### Provided information
## Begin

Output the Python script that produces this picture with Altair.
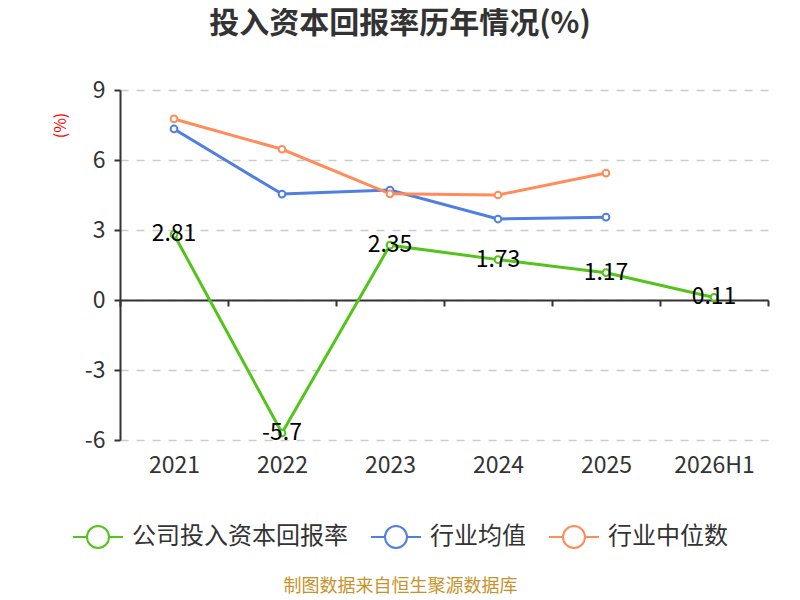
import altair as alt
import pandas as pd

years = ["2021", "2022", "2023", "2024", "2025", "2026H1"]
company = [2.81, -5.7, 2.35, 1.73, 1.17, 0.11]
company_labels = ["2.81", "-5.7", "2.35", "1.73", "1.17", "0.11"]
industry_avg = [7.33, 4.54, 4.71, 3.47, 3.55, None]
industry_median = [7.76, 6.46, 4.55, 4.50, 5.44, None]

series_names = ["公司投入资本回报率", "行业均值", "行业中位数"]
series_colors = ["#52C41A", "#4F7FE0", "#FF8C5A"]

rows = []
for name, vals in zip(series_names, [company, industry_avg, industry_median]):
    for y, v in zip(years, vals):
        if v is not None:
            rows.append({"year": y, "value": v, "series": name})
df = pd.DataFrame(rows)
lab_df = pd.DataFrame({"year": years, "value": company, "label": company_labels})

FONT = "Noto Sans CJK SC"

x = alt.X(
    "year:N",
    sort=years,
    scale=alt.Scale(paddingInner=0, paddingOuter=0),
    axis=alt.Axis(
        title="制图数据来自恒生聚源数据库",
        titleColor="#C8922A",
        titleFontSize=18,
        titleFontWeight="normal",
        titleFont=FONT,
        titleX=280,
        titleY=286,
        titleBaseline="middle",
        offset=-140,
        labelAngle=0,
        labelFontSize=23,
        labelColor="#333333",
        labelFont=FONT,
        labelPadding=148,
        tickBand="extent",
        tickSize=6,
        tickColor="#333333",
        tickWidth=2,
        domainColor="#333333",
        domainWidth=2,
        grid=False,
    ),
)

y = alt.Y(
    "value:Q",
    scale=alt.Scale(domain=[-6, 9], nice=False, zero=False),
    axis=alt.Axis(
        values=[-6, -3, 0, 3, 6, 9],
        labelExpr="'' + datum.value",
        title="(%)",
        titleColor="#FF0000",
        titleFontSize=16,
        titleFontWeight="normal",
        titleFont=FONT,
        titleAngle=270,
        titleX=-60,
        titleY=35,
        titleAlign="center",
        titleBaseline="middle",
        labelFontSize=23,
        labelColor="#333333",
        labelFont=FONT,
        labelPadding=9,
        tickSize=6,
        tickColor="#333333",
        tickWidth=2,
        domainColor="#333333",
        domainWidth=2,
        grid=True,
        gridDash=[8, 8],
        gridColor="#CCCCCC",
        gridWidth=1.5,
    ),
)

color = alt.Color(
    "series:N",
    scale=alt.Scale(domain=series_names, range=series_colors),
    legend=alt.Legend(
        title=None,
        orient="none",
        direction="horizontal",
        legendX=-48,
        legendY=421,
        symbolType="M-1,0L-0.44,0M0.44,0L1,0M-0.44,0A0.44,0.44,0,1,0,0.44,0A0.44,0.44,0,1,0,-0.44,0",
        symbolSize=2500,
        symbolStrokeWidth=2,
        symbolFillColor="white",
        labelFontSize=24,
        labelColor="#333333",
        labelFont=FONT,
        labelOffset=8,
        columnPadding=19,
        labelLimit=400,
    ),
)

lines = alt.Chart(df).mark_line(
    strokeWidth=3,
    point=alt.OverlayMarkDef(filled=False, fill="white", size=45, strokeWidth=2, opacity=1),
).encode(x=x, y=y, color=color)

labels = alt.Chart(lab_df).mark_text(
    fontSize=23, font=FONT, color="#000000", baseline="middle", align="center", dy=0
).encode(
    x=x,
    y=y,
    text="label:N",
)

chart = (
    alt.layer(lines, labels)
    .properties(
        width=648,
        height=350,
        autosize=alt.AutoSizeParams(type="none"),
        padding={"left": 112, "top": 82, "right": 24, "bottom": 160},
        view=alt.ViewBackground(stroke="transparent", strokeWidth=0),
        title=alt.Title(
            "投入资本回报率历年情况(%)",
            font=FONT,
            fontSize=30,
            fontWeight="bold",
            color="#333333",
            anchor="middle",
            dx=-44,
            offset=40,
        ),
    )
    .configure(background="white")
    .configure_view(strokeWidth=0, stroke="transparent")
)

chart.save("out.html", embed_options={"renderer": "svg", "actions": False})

## End
## Begin

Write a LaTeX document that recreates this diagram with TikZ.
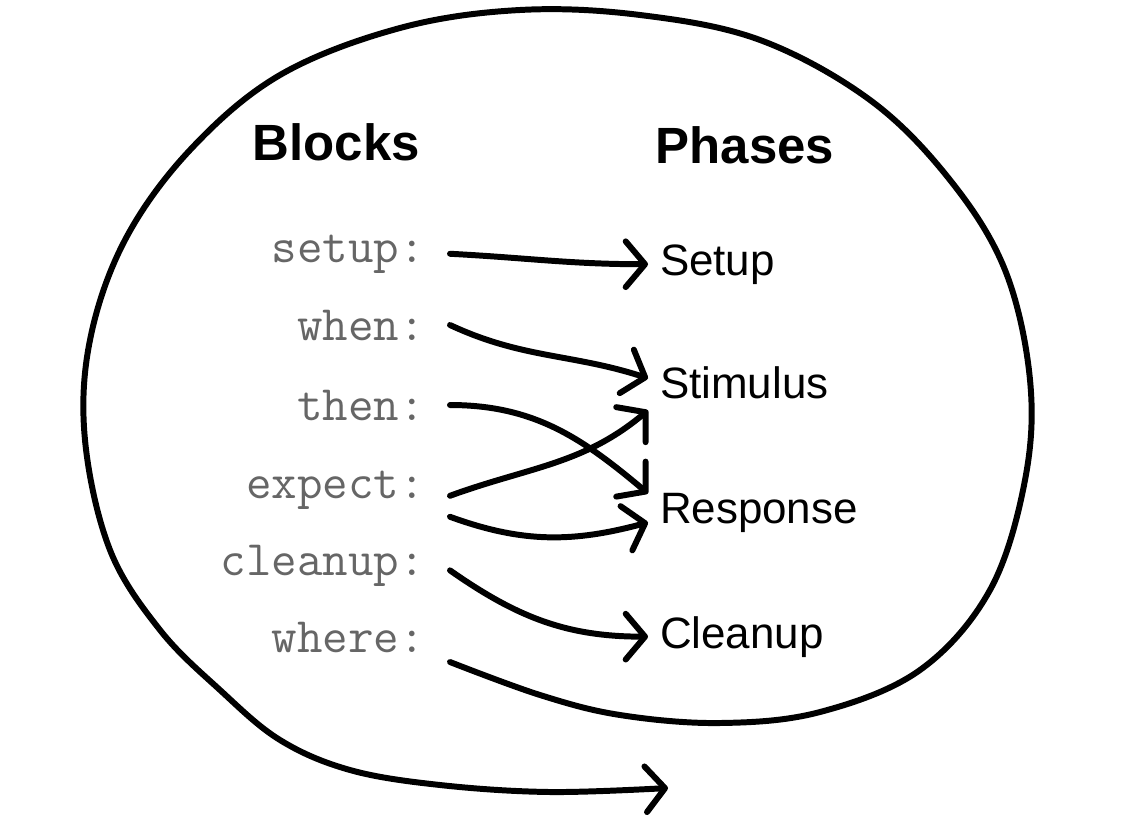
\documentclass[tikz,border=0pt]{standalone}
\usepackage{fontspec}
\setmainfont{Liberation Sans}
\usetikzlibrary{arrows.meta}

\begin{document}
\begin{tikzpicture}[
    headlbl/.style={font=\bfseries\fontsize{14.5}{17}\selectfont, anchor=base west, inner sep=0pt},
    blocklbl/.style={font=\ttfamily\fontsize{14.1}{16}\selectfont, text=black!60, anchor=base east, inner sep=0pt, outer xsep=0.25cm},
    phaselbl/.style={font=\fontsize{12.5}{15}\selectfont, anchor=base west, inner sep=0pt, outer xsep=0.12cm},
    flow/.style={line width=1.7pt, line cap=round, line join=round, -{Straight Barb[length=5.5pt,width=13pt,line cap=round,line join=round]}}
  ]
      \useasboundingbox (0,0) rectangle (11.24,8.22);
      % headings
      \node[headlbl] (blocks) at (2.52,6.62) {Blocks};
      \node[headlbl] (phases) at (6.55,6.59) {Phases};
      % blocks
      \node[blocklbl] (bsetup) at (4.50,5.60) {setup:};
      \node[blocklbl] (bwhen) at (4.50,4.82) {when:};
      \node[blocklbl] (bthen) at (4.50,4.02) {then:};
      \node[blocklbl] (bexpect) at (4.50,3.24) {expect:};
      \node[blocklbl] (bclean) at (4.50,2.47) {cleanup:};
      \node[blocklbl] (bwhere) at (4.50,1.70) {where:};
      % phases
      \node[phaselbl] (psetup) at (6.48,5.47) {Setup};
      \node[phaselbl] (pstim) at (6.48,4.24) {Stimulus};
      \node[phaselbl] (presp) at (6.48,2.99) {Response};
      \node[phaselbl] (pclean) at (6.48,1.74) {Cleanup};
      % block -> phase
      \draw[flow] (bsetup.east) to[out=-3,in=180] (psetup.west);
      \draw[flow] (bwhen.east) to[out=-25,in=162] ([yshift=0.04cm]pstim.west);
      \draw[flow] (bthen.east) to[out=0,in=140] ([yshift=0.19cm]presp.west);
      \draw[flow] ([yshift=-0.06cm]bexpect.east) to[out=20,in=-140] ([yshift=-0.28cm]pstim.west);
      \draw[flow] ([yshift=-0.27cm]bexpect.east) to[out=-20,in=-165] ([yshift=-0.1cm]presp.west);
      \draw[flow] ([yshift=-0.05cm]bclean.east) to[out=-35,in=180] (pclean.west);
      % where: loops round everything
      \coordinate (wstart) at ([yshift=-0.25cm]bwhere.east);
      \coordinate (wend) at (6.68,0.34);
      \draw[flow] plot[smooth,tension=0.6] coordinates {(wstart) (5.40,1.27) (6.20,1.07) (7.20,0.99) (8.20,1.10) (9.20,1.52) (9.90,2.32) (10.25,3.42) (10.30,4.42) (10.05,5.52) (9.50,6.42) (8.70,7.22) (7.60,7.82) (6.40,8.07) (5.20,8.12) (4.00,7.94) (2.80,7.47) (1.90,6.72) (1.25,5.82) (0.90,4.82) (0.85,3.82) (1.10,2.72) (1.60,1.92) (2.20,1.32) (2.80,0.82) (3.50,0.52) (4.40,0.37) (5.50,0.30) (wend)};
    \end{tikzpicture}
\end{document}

## End

### Exercise prompt
Go back to the lines above and output, exactly as they stand, the ones from the line containing "Output the Python" to the line containing "import pandas as pd". Leave all pictures behind.

### Response to this task
Output the Python script that produces this picture with Altair.
import altair as alt
import pandas as pd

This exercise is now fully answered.